Students and faculty from City College of San Francisco will join Supervisor David Campos and State Assemblyman Tom Ammiano on the steps of City Hall Friday in a rally to reinstate the college’s Board of Trustees.
The rally follows a tense day of student action at City College Thursday, where about 250 students and faculty clashed with police at a rally remove Special Trustee Bob Agrella from power. Another rally was planned for later Thursday at the CCSF Chinatown-North Beach campus.
Friday, the Neighborhood Services and Safety Committee will consider a resolution that urges State Community College Chancellor Brice Harris to reinstate the board and remove Special Trustee Bob Agrella from power.

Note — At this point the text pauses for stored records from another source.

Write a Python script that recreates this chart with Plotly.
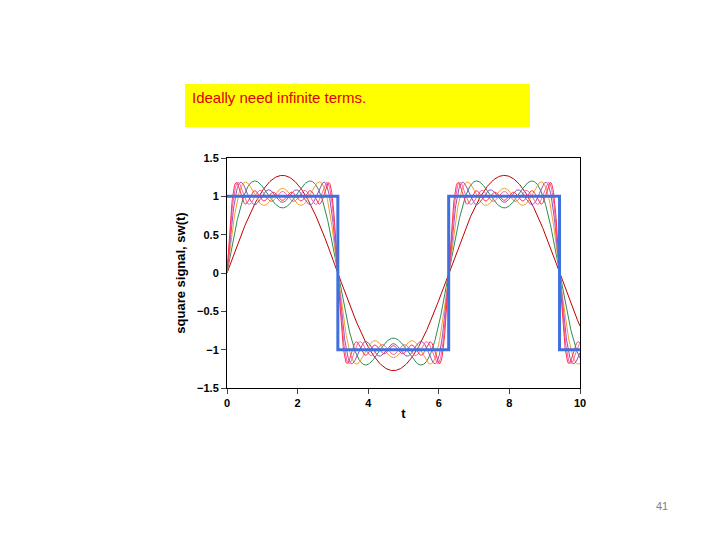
import numpy as np
import plotly.graph_objects as go

# square wave corners
sq_t = [0, 3.14, 3.14, 6.28, 6.28, 9.42, 9.42, 10]
sq_y = [1, 1, -1, -1, 1, 1, -1, -1]

# partial sums: highest odd harmonic in each curve and its colour
orders = [1, 3, 5, 7, 9, 11]
colors = ["#c00000", "#2e8b57", "#f0a030", "#9050c0", "#ff60a0", "#ff3050"]

t = np.linspace(0, 10, 800)

W, H = 704, 524  # page area inside the browser's body margin

fig = go.Figure()
for n_max, c in zip(orders, colors):
    y = sum(4 / np.pi * np.sin(n * t) / n for n in range(1, n_max + 1, 2))
    fig.add_trace(go.Scatter(x=t, y=y, mode="lines", line=dict(color=c, width=1)))

fig.add_trace(go.Scatter(x=sq_t, y=sq_y, mode="lines", line=dict(color="#4070e0", width=3)))

fig.update_layout(
    width=W, height=H, showlegend=False,
    paper_bgcolor="white", plot_bgcolor="white",
    margin=dict(l=0, r=0, t=0, b=0),
    font=dict(family="Liberation Sans", size=11, color="black"),
)
fig.update_xaxes(domain=[219 / W, 572 / W], range=[0, 10], dtick=2, automargin=False,
                 showline=True, mirror=True, linecolor="black", linewidth=1,
                 ticks="outside", showgrid=False, zeroline=False,
                 tickfont=dict(family="Liberation Sans", size=11, weight="bold"),
                 title=dict(text="<b>t</b>", standoff=0))
fig.update_yaxes(domain=[1 - 380 / H, 1 - 150 / H], range=[-1.5, 1.5], dtick=0.5, automargin=False,
                 showline=True, mirror=True, linecolor="black", linewidth=1,
                 ticks="outside", showgrid=False, zeroline=False,
                 tickfont=dict(family="Liberation Sans", size=11, weight="bold"),
                 title=dict(text="<b>square signal, sw(t)</b>", font=dict(size=13), standoff=8))

fig.add_shape(type="rect", xref="paper", yref="paper",
              x0=177 / W, x1=522 / W, y0=1 - 119 / H, y1=1 - 76 / H,
              fillcolor="#ffff00", line=dict(width=0))
fig.add_annotation(xref="paper", yref="paper", x=182 / W, y=1 - 89 / H,
                   text="Ideally need infinite terms.", showarrow=False,
                   xanchor="left", yanchor="middle",
                   font=dict(family="Liberation Sans", size=15, color="#e00000"))
fig.add_annotation(xref="paper", yref="paper", x=662 / W, y=1 - 506 / H,
                   text="41", showarrow=False,
                   font=dict(family="Liberation Sans", size=11, color="#808080"))

fig.write_html("out.html")
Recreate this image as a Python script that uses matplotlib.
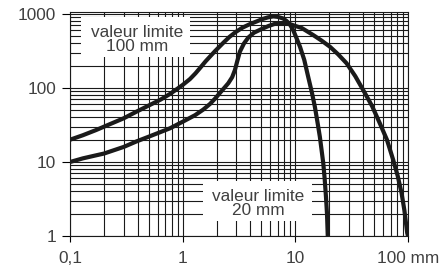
import matplotlib
matplotlib.use("Agg")
import matplotlib.pyplot as plt
from matplotlib.patches import Rectangle
from matplotlib.ticker import FixedLocator, LogLocator, NullFormatter

# curve peaking near 6 mm, falling to the 20 mm limit
size_a = [0.1, 0.13, 0.17, 0.2, 0.3, 0.39, 0.5, 0.64, 0.77, 0.9, 1.0,
          1.16, 1.3, 1.42, 1.6, 1.94, 2.3, 2.6, 2.97, 3.4, 3.95, 4.5,
          5.1, 5.7, 6.37, 7.0, 7.8, 8.4, 8.96, 9.5, 10.2, 11.0, 12.0,
          13.0, 14.0, 14.9, 15.7, 16.5, 17.1, 17.7, 18.2, 18.7, 19.1, 19.4]
val_a = [20, 23, 27, 30, 39, 48, 58, 70, 83, 98, 110,
         132, 158, 185, 230, 316, 410, 490, 574, 655, 730, 790,
         855, 900, 930, 915, 870, 800, 720, 620, 480, 361, 240,
         142, 88, 56, 35, 22, 14.5, 9.6, 6, 3.4, 2, 1.0]

# curve with the shoulder near 3 mm, falling to the 100 mm limit
size_b = [0.1, 0.13, 0.17, 0.2, 0.3, 0.39, 0.5, 0.64, 0.77, 1.0, 1.29,
          1.52, 1.75, 1.94, 2.2, 2.54, 2.75, 2.91, 3.05, 3.22, 3.5, 3.82,
          4.3, 5.0, 5.8, 6.8, 7.8, 8.96, 10.0, 11.4, 14.4, 17, 20.3, 24,
          28.5, 34, 40, 48, 56.4, 65, 74, 81, 87.7, 93, 98.4, 100]
val_b = [10, 11.2, 12.3, 13, 16, 19, 22, 25.5, 28.5, 35, 43,
         51, 61, 72, 90, 116, 140, 175, 230, 310, 400, 480,
         560, 625, 690, 750, 755, 730, 690, 647, 520, 440, 361, 285,
         216, 145, 94, 57, 33, 20, 10.6, 6.5, 3.8, 2.2, 1.1, 1.0]

x_ticks = [0.1, 1, 10, 100]
x_labels = ["0,1", "1", "10", "100 mm"]
y_ticks = [1, 10, 100, 1000]
y_labels = ["1", "10", "100", "1000"]

label_a = "valeur limite\n100 mm"
label_b = "valeur limite\n20 mm"

plt.rcParams["font.family"] = ["Liberation Sans", "DejaVu Sans"]
text_col = "#404040"

fig = plt.figure(figsize=(4.4, 2.7), dpi=100)
ax = fig.add_axes([70 / 440, 34 / 270, 338 / 440, 224 / 270])

ax.set_xscale("log")
ax.set_yscale("log")
ax.set_xlim(0.1, 100)
ax.set_ylim(1, 1065)

ax.xaxis.set_major_locator(FixedLocator(x_ticks))
ax.xaxis.set_minor_locator(LogLocator(base=10, subs=range(2, 10)))
ax.xaxis.set_minor_formatter(NullFormatter())
ax.set_xticklabels(x_labels)
ax.yaxis.set_major_locator(FixedLocator(y_ticks))
ax.yaxis.set_minor_locator(LogLocator(base=10, subs=range(2, 10)))
ax.yaxis.set_minor_formatter(NullFormatter())
ax.set_yticklabels(y_labels)

ax.grid(True, which="both", color="#1a1a1a", lw=0.8)
ax.set_axisbelow(True)
ax.tick_params(which="minor", length=0)
ax.tick_params(axis="y", which="major", length=6, width=0.8, pad=4,
               labelsize=12.4, labelcolor=text_col)
ax.tick_params(axis="x", which="major", length=4, width=0.8, pad=7,
               labelsize=12.4, labelcolor=text_col)
for s in ax.spines.values():
    s.set_linewidth(0.8)
    s.set_color("#1a1a1a")

ax.plot(size_a, val_a, color="#1a1a1a", lw=3, solid_joinstyle="round",
        solid_capstyle="butt", zorder=3)
ax.plot(size_b, val_b, color="#1a1a1a", lw=3, solid_joinstyle="round",
        solid_capstyle="butt", zorder=3)

# white label boxes cut into the grid
ax.add_patch(Rectangle((0.033, 0.799), 0.322, 0.179, transform=ax.transAxes,
                       facecolor="white", edgecolor="none", zorder=2))
ax.add_patch(Rectangle((0.393, 0.067), 0.323, 0.179, transform=ax.transAxes,
                       facecolor="white", edgecolor="none", zorder=2))
ax.text(0.198, 0.878, label_a, transform=ax.transAxes, ha="center",
        va="center", fontsize=12.4, color=text_col, linespacing=0.95, zorder=4)
ax.text(0.557, 0.146, label_b, transform=ax.transAxes, ha="center",
        va="center", fontsize=12.4, color=text_col, linespacing=0.95, zorder=4)

fig.savefig("out.png", dpi=100)
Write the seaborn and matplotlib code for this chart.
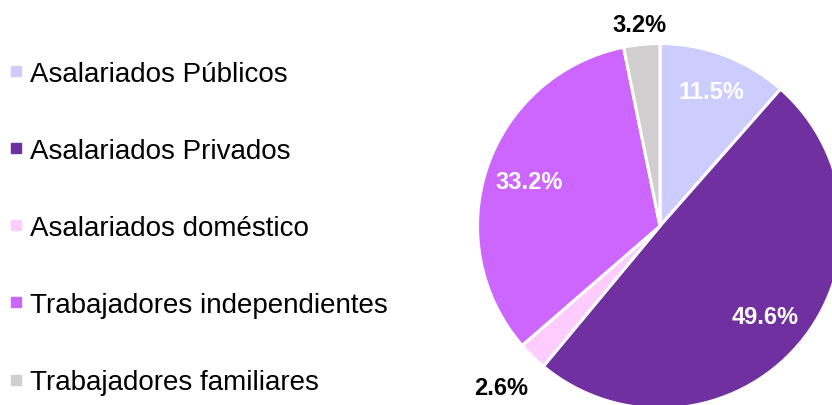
import numpy as np
import matplotlib
matplotlib.use("Agg")
import matplotlib.pyplot as plt
from matplotlib.lines import Line2D
import seaborn as sns

# data
categories = ["Asalariados Públicos", "Asalariados Privados", "Asalariados doméstico",
              "Trabajadores independientes", "Trabajadores familiares"]
shares = [11.5, 49.6, 2.6, 33.2, 3.2]
colors = ["#CCCCFF", "#7030A0", "#FFCCFF", "#CC66FF", "#D0CECE"]
label_colors = ["white", "white", "black", "white", "black"]
label_dist = [0.79, 0.76, 1.24, 0.76, 1.11]

sns.set_style("white")
plt.rcParams["font.family"] = ["Liberation Sans", "DejaVu Sans"]
palette = sns.color_palette(colors)

fig = plt.figure(figsize=(8.32, 4.06), dpi=100)
ax = fig.add_axes([0, 0, 1, 1])

cx, cy, R = 660, 179, 182.5
wedges, _ = ax.pie(shares, colors=palette, startangle=90, counterclock=False,
                   center=(cx, cy), radius=R,
                   wedgeprops=dict(edgecolor="white", linewidth=2.2))
ax.set_xlim(0, 832)
ax.set_ylim(0, 406)
ax.set_aspect("equal")
ax.axis("off")

# percent labels along each wedge's mid angle
for w, val, c, d in zip(wedges, shares, label_colors, label_dist):
    mid = np.deg2rad((w.theta1 + w.theta2) / 2)
    ax.text(cx + d * R * np.cos(mid), cy + d * R * np.sin(mid), f"{val:.1f}%",
            ha="center", va="center", fontsize=17, fontweight="bold", color=c)

# legend
handles = [Line2D([], [], marker="s", linestyle="none", markersize=6.5,
                  markerfacecolor=col, markeredgecolor=col) for col in palette]
leg = fig.legend(handles, categories, loc="upper left", bbox_to_anchor=(-0.006, 0.875),
                 frameon=False, fontsize=20, labelspacing=1.84, handlelength=0.7,
                 handletextpad=0.15, borderaxespad=0)
for t in leg.get_texts():
    t.set_color("black")

fig.savefig("out.png", dpi=100)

The legislation urges the chancellor to restore the board’s ability to convene, discuss and make decisions regarding CCSF’s direction and progress immediately.
City College has been under duress since June, 2013 when the Accrediting Commission for Community and Junior Colleges removed the school’s accreditation.
The accreditation was scheduled to be removed this July unless the school showed remarkable improvement.
Since then, students, faculty, City officials and citizens have been in an uproar over the possible shuttering of the college.
Campos first introduced the resolution in February urging the chancellor to remove Agrella by July to ensure the board of trustees is restored in time for the November election.
Meanwhile, Ammiano introduced state legislation, also in February, that would prohibit the future removal of a college’s board of trustees.
“By taking power from the elected CCSF Board of Trustees, state officials have usurped the rights of the electorate and stained the democratic process. I expect all of San Francisco’s elected leaders to stand up for the democratic process by supporting this resolution.”
Dozens of students like Ariel Hiller, who can’t complete his associates degree because of cancelled classes, are expected to speak at the hearing.
Hiller is trying to complete his Labor and Community Studies associates degree and transfer to a four-year university, but has been forced to delay his plans because of changes at City College.
Faculty like English professor Alisa Messer, also president of the faculty union, are also expected to speak.
“It’s simply not right that the voice of the voters has been undermined–when it comes to decision-making, to voter-approved revenues, and, ultimately, to the college’s future.”
Campos’s resolution will be considered at 1 p.m. in Room 250 at City Hall.